Problem Description
I noticed a discrepancy between the total_token_count value returned by the API and the expected calculation based on usage metadata, particularly when using cache (CreateCachedContent).
Expected Behavior
I would have expected total_token_count to be calculated as the sum of non-cached tokens (prompt_token_count - cached_content_token_count) and generated tokens (candidates_token_count). This would reduce the total token count for requests using cache, reflecting a cost savings.
Current Behavior
The total_token_count value instead appears to be calculated as the full sum of prompt_token_count and candidates_token_count, ignoring the cached portion. This behavior is cost-misleading, as it doesn’t reflect the benefit of cache.
Reproduction Steps
Make a first API call with a large prompt.
Make a second call with the same prompt, ensuring the content is served from the cache.

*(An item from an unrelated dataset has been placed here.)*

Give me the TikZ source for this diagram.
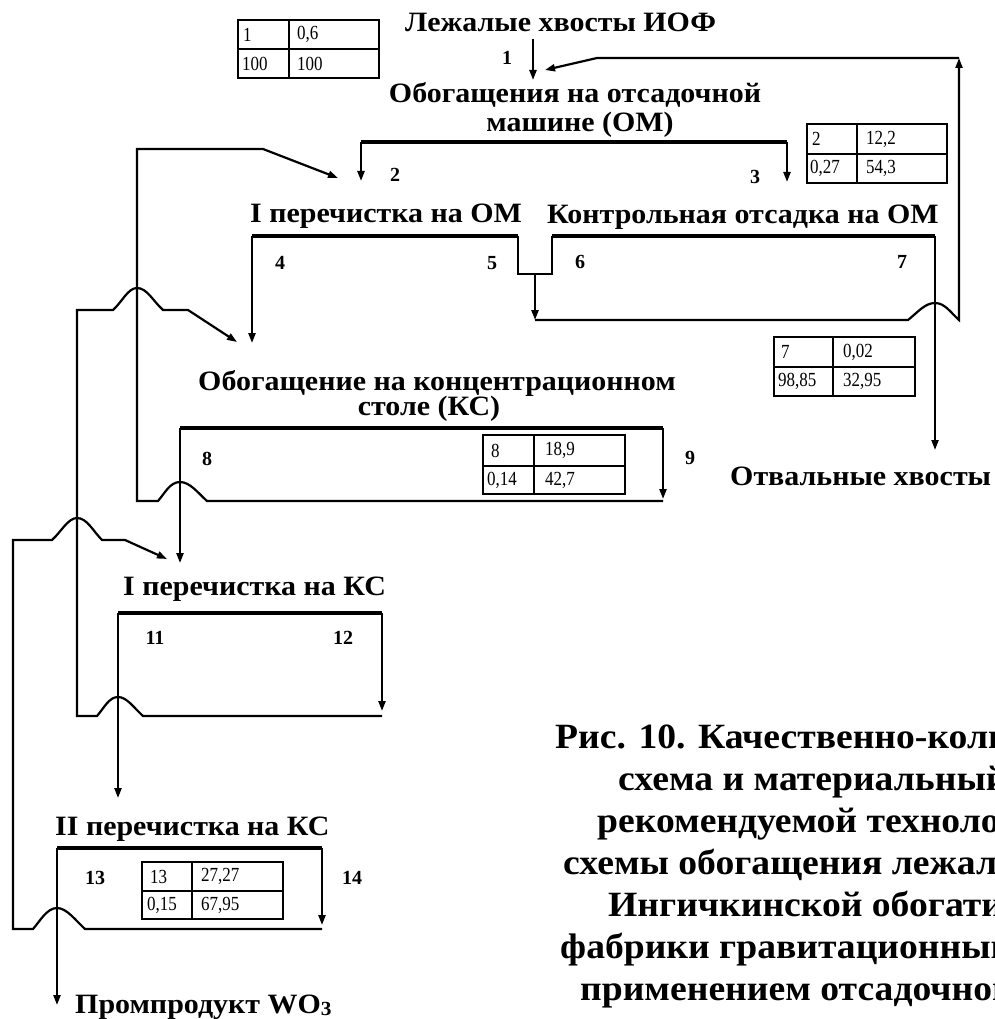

Analyze the usage metadata from the second call.
Technical Details
API Call (cached):
response = self.client.models.generate_content(
model=self.model,
contents=[dynamic_prompt],
config=types.GenerateContentConfig(
cached_content=cache_id,
**self.model_config)
)
Example of USAGE METADATA (without cache, i.e. without the cached_content=cache_id line, in the code):
cache_tokens_details=None cached_content_token_count=None candidates_token_count=194 candidates_tokens_details=[ModalityTokenCount(
modality=<MediaModality.TEXT: ‘TEXT’>,
token_count=194
)] prompt_token_count=5202 prompt_tokens_details=[ModalityTokenCount(
modality=<MediaModality.TEXT: ‘TEXT’>,
token_count=5202
)] thoughts_token_count=None tool_use_prompt_token_count=None tool_use_prompt_tokens_details=None total_token_count=5396 traffic_type=None
Example of USAGE METADATA (before using cache):
cache_tokens_details=[ModalityTokenCount(
modality=<MediaModality.TEXT: ‘TEXT’>,
token_count=4115
)] cached_content_token_count=4115 candidates_token_count=199 candidates_tokens_details=[ModalityTokenCount(
modality=<MediaModality.TEXT: ‘TEXT’>,
token_count=199
)] prompt_token_count=5332 prompt_tokens_details=[ModalityTokenCount(
modality=<MediaModality.TEXT: ‘TEXT’>,
token_count=5332
)] thoughts_token_count=None tool_use_prompt_token_count=None tool_use_prompt_tokens_details=None total_token_count=5531 traffic_type=None
Expected vs. Actual Count:
Expected Count: = 1217 + 199 = 1416
Actual Count: 5332 + 199 = 5531
Impact
This behavior makes it difficult to accurately estimate the costs of API calls that use the cache, as token count optimization is not apparent in the usage data. This can lead to incorrect cost calculations and potential resource waste.